● **What you should do**
Copy each line with the word "that" in it.

___ Supplied entries

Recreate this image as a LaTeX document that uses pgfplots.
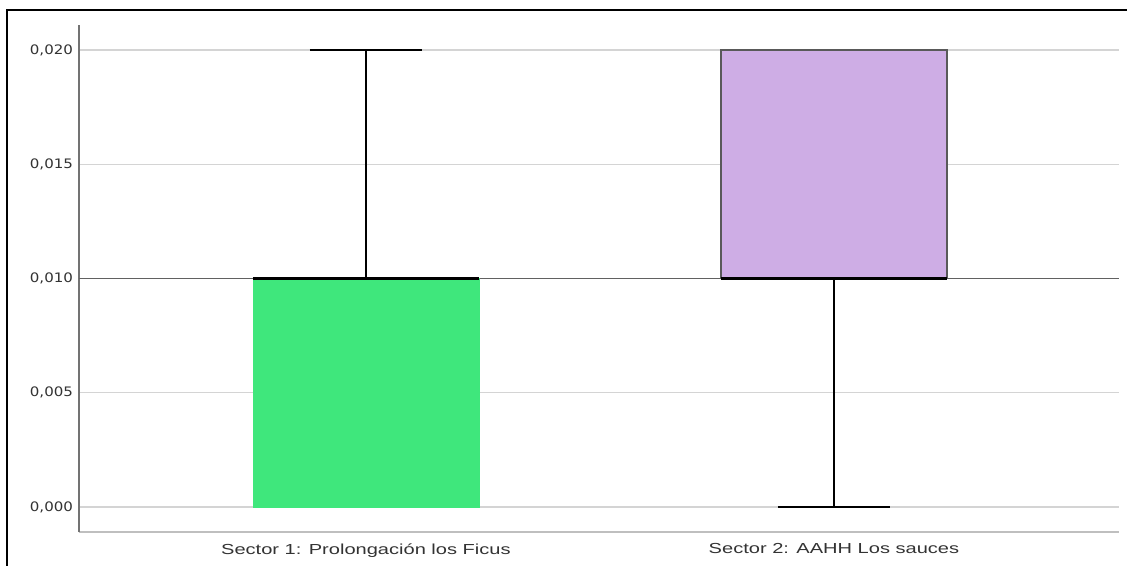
\documentclass[border=0pt]{standalone}
\usepackage{fontspec}
\setmainfont{Liberation Sans}
\newfontfamily\xfont[FakeStretch=1.38]{Liberation Sans}
\newfontfamily\dejavu[FakeStretch=1.15]{DejaVu Sans}
\usepackage{pgfplots}
\pgfplotsset{compat=1.18}
\usepgfplotslibrary{statistics}
\definecolor{boxgreen}{RGB}{63,231,124}
\definecolor{boxpurple}{RGB}{206,173,229}
\begin{document}
\begin{tikzpicture}
\useasboundingbox (0,0) rectangle (845.25pt,423.75pt);
\fill[white] (0,0) rectangle (845.25pt,423.75pt);
\draw[black, line width=1.6pt] (5.25pt,-10pt) -- (5.25pt,416.25pt) -- (860pt,416.25pt);
\begin{axis}[
  scale only axis, width=780pt, height=380.25pt,
  at={(59.25pt,24.75pt)}, anchor=south west,
  xmin=-0.613, xmax=1.609, ymin=-0.001094, ymax=0.021094,
  axis lines*=left,
  x axis line style={color=black!25, line width=0.9pt},
  y axis line style={color=black!55, line width=0.9pt},
  xtick={0,1},
  xticklabels={Sector 1: Prolongación los Ficus, Sector 2: AAHH Los sauces},
  ytick={0,0.005,0.01,0.015,0.02},
  scaled y ticks=false,
  ymajorgrids,
  grid style={color=black!17, line width=0.9pt},
  major tick length=0pt,
  extra y ticks={0.01}, extra y tick labels={},
  extra y tick style={grid style={color=black!62, line width=0.9pt}},
  yticklabel style={font=\dejavu\fontsize{9.8}{11}\selectfont, color=black!80, xshift=-1pt},
  xticklabel style={font=\xfont\fontsize{10.9}{12}\selectfont, color=black!80, yshift=-5pt},
  /pgf/number format/.cd, fixed, fixed zerofill, precision=3, use comma, assume math mode=true,
  /pgfplots/.cd,
  boxplot/draw direction=y,
]
\addplot[fill=boxgreen, draw=none,
  boxplot prepared={draw position=0,
    lower whisker=0, lower quartile=0, median=0.01,
    upper quartile=0.01, upper whisker=0.02,
    box extend=0.483, whisker extend=0.24,
    every box/.style={draw=boxgreen, fill=boxgreen},
    every median/.style={draw=black, line width=1.8pt},
    every whisker/.style={draw=black, line width=1.4pt}}]
  coordinates {};
\addplot[fill=boxpurple, draw=black!65, line width=0.9pt,
  boxplot prepared={draw position=1,
    lower whisker=0, lower quartile=0.01, median=0.01,
    upper quartile=0.02, upper whisker=0.02,
    box extend=0.483, whisker extend=0.24,
    every median/.style={draw=black, line width=1.8pt},
    every whisker/.style={draw=black, line width=1.4pt}}]
  coordinates {};
\end{axis}
\end{tikzpicture}
\end{document}
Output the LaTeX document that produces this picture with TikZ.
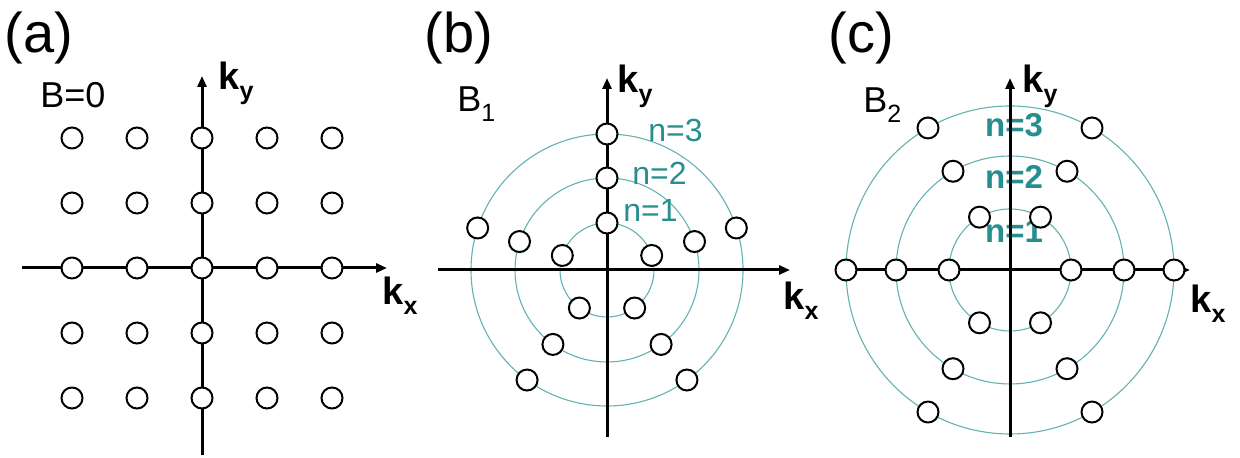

______

● **Output below**
Recreate this image as a LaTeX document that uses pgfplots.
Output the LaTeX document that produces this picture with TikZ.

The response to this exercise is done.